▶ **Prompt**
Transcribe the listing that follows in full, omitting pictures.

▶ **Supplied information**
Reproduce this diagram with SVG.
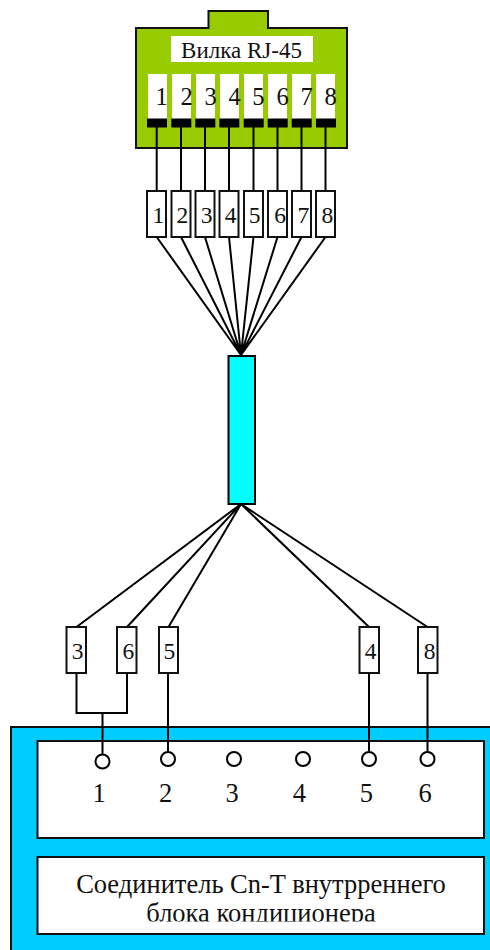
<svg xmlns="http://www.w3.org/2000/svg" width="490" height="950" viewBox="0 0 490 950">
<defs><clipPath id="cl"><rect x="37" y="857" width="447" height="64.500"/></clipPath></defs>
<style>
text{font-family:"Liberation Serif","Times New Roman",serif;fill:#111;text-anchor:middle}
.s{font-size:23.500px}
.p{font-size:24.500px}
.l{font-size:26.500px}
.box{fill:#fff;stroke:#111;stroke-width:2}
.w{fill:none;stroke:#000;stroke-width:2}
.c{fill:#fff;stroke:#000;stroke-width:2}
</style>
<rect width="490" height="950" fill="#fff"/>
<g id="plug">
<path d="M136 28H208.500V11H268V28H347V148H136Z" fill="#99CC00" stroke="#111" stroke-width="2"/>
<rect x="171" y="36" width="142" height="26" fill="#fff"/>
<text x="241.500" y="58" font-size="23">Вилка RJ-45</text>
<g fill="#fff"><rect x="148" y="74" width="19" height="45"/><rect x="172" y="74" width="19" height="45"/><rect x="196" y="74" width="19" height="45"/><rect x="220" y="74" width="19" height="45"/><rect x="244" y="74" width="19" height="45"/><rect x="268" y="74" width="19" height="45"/><rect x="292" y="74" width="19" height="45"/><rect x="316" y="74" width="19" height="45"/></g>
<g fill="#000"><rect x="147" y="118.500" width="20" height="9"/><rect x="171.300" y="118.500" width="20" height="9"/><rect x="195.300" y="118.500" width="20" height="9"/><rect x="219.300" y="118.500" width="20" height="9"/><rect x="243.700" y="118.500" width="20" height="9"/><rect x="267.700" y="118.500" width="20" height="9"/><rect x="291.700" y="118.500" width="20" height="9"/><rect x="316" y="118.500" width="20" height="9"/></g>
<g class="p"><text x="161.700" y="105">1</text><text x="186.700" y="105">2</text><text x="210.700" y="105">3</text><text x="234.700" y="105">4</text><text x="258.300" y="105">5</text><text x="282.700" y="105">6</text><text x="306.700" y="105">7</text><text x="330.700" y="105">8</text></g>
</g>
<g id="connectors" class="w">
<path d="M156.700 127V191M181 127V191M205 127V191M229 127V191M253.500 127V191M277.500 127V191M301.500 127V191M325.500 127V191"/>
<path d="M156.700 237L241 355M181 237L241 355M205 237L241 355M229 237L241 355M253.500 237L241 355M277.500 237L241 355M301.500 237L241 355M325.500 237L241 355"/>
<path d="M241 504L76.500 627M241 504L127 627M241 504L168.500 627M241 504L369 627M241 504L427.500 627"/>
</g>
<g id="conn8">
<rect class="box" x="147" y="191" width="19" height="46"/><rect class="box" x="171.500" y="191" width="19" height="46"/><rect class="box" x="195.500" y="191" width="19" height="46"/><rect class="box" x="219.500" y="191" width="19" height="46"/><rect class="box" x="244" y="191" width="19" height="46"/><rect class="box" x="268" y="191" width="19" height="46"/><rect class="box" x="292" y="191" width="19" height="46"/><rect class="box" x="316" y="191" width="19" height="46"/>
<g class="s"><text x="158.300" y="222.500">1</text><text x="182.300" y="222.500">2</text><text x="206.700" y="222.500">3</text><text x="230.700" y="222.500">4</text><text x="254.700" y="222.500">5</text><text x="280" y="222.500">6</text><text x="303.300" y="222.500">7</text><text x="327.300" y="222.500">8</text></g>
</g>
<g id="cable"><rect x="228.500" y="356" width="26.500" height="148" fill="#00FFFF" stroke="#000" stroke-width="2"/></g>
<g id="board">
<rect x="11" y="727" width="490" height="240" fill="#00CCFF" stroke="#111" stroke-width="2"/>
<rect class="box" x="37.500" y="741" width="446.500" height="97"/>
<rect class="box" x="37.500" y="857" width="446.500" height="77"/>
<text x="261" y="892.500" class="l">Соединитель Cn-T внутрреннего</text>
<g clip-path="url(#cl)"><text x="261" y="922" class="l">блока кондиционера</text></g>
<g class="l"><text x="99" y="802">1</text><text x="165.700" y="802">2</text><text x="232" y="802">3</text><text x="299.300" y="802">4</text><text x="366.300" y="802">5</text><text x="425" y="802">6</text></g>
</g>
<g id="connectors-lower" class="w">
<path d="M76.500 673V713H127V673M102.500 713V754"/>
<path d="M168 673V752M369 673V752M427.500 673V752"/>
</g>
<g id="conn5">
<rect class="box" x="66.500" y="627" width="19.500" height="46"/><rect class="box" x="117" y="627" width="19.500" height="46"/><rect class="box" x="159" y="627" width="19" height="46"/><rect class="box" x="359.500" y="627" width="19.500" height="46"/><rect class="box" x="418" y="627" width="19.500" height="46"/>
<g class="s"><text x="77.700" y="658.500">3</text><text x="128.300" y="658.500">6</text><text x="169.300" y="658.500">5</text><text x="370.700" y="658.500">4</text><text x="429.700" y="658.500">8</text></g>
</g>
<g id="pins">
<circle class="c" cx="102.500" cy="761.500" r="7"/><circle class="c" cx="168" cy="759" r="7"/><circle class="c" cx="234" cy="759" r="7"/><circle class="c" cx="303" cy="759" r="7"/><circle class="c" cx="369" cy="759" r="7"/><circle class="c" cx="427.500" cy="759" r="7"/>
</g>
</svg>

▶ **Output**
Reproduce this diagram with SVG.
<svg xmlns="http://www.w3.org/2000/svg" width="490" height="950" viewBox="0 0 490 950">
<defs><clipPath id="cl"><rect x="37" y="857" width="447" height="64.500"/></clipPath></defs>
<style>
text{font-family:"Liberation Serif","Times New Roman",serif;fill:#111;text-anchor:middle}
.s{font-size:23.500px}
.p{font-size:24.500px}
.l{font-size:26.500px}
.box{fill:#fff;stroke:#111;stroke-width:2}
.w{fill:none;stroke:#000;stroke-width:2}
.c{fill:#fff;stroke:#000;stroke-width:2}
</style>
<rect width="490" height="950" fill="#fff"/>
<g id="plug">
<path d="M136 28H208.500V11H268V28H347V148H136Z" fill="#99CC00" stroke="#111" stroke-width="2"/>
<rect x="171" y="36" width="142" height="26" fill="#fff"/>
<text x="241.500" y="58" font-size="23">Вилка RJ-45</text>
<g fill="#fff"><rect x="148" y="74" width="19" height="45"/><rect x="172" y="74" width="19" height="45"/><rect x="196" y="74" width="19" height="45"/><rect x="220" y="74" width="19" height="45"/><rect x="244" y="74" width="19" height="45"/><rect x="268" y="74" width="19" height="45"/><rect x="292" y="74" width="19" height="45"/><rect x="316" y="74" width="19" height="45"/></g>
<g fill="#000"><rect x="147" y="118.500" width="20" height="9"/><rect x="171.300" y="118.500" width="20" height="9"/><rect x="195.300" y="118.500" width="20" height="9"/><rect x="219.300" y="118.500" width="20" height="9"/><rect x="243.700" y="118.500" width="20" height="9"/><rect x="267.700" y="118.500" width="20" height="9"/><rect x="291.700" y="118.500" width="20" height="9"/><rect x="316" y="118.500" width="20" height="9"/></g>
<g class="p"><text x="161.700" y="105">1</text><text x="186.700" y="105">2</text><text x="210.700" y="105">3</text><text x="234.700" y="105">4</text><text x="258.300" y="105">5</text><text x="282.700" y="105">6</text><text x="306.700" y="105">7</text><text x="330.700" y="105">8</text></g>
</g>
<g id="connectors" class="w">
<path d="M156.700 127V191M181 127V191M205 127V191M229 127V191M253.500 127V191M277.500 127V191M301.500 127V191M325.500 127V191"/>
<path d="M156.700 237L241 355M181 237L241 355M205 237L241 355M229 237L241 355M253.500 237L241 355M277.500 237L241 355M301.500 237L241 355M325.500 237L241 355"/>
<path d="M241 504L76.500 627M241 504L127 627M241 504L168.500 627M241 504L369 627M241 504L427.500 627"/>
</g>
<g id="conn8">
<rect class="box" x="147" y="191" width="19" height="46"/><rect class="box" x="171.500" y="191" width="19" height="46"/><rect class="box" x="195.500" y="191" width="19" height="46"/><rect class="box" x="219.500" y="191" width="19" height="46"/><rect class="box" x="244" y="191" width="19" height="46"/><rect class="box" x="268" y="191" width="19" height="46"/><rect class="box" x="292" y="191" width="19" height="46"/><rect class="box" x="316" y="191" width="19" height="46"/>
<g class="s"><text x="158.300" y="222.500">1</text><text x="182.300" y="222.500">2</text><text x="206.700" y="222.500">3</text><text x="230.700" y="222.500">4</text><text x="254.700" y="222.500">5</text><text x="280" y="222.500">6</text><text x="303.300" y="222.500">7</text><text x="327.300" y="222.500">8</text></g>
</g>
<g id="cable"><rect x="228.500" y="356" width="26.500" height="148" fill="#00FFFF" stroke="#000" stroke-width="2"/></g>
<g id="board">
<rect x="11" y="727" width="490" height="240" fill="#00CCFF" stroke="#111" stroke-width="2"/>
<rect class="box" x="37.500" y="741" width="446.500" height="97"/>
<rect class="box" x="37.500" y="857" width="446.500" height="77"/>
<text x="261" y="892.500" class="l">Соединитель Cn-T внутрреннего</text>
<g clip-path="url(#cl)"><text x="261" y="922" class="l">блока кондиционера</text></g>
<g class="l"><text x="99" y="802">1</text><text x="165.700" y="802">2</text><text x="232" y="802">3</text><text x="299.300" y="802">4</text><text x="366.300" y="802">5</text><text x="425" y="802">6</text></g>
</g>
<g id="connectors-lower" class="w">
<path d="M76.500 673V713H127V673M102.500 713V754"/>
<path d="M168 673V752M369 673V752M427.500 673V752"/>
</g>
<g id="conn5">
<rect class="box" x="66.500" y="627" width="19.500" height="46"/><rect class="box" x="117" y="627" width="19.500" height="46"/><rect class="box" x="159" y="627" width="19" height="46"/><rect class="box" x="359.500" y="627" width="19.500" height="46"/><rect class="box" x="418" y="627" width="19.500" height="46"/>
<g class="s"><text x="77.700" y="658.500">3</text><text x="128.300" y="658.500">6</text><text x="169.300" y="658.500">5</text><text x="370.700" y="658.500">4</text><text x="429.700" y="658.500">8</text></g>
</g>
<g id="pins">
<circle class="c" cx="102.500" cy="761.500" r="7"/><circle class="c" cx="168" cy="759" r="7"/><circle class="c" cx="234" cy="759" r="7"/><circle class="c" cx="303" cy="759" r="7"/><circle class="c" cx="369" cy="759" r="7"/><circle class="c" cx="427.500" cy="759" r="7"/>
</g>
</svg>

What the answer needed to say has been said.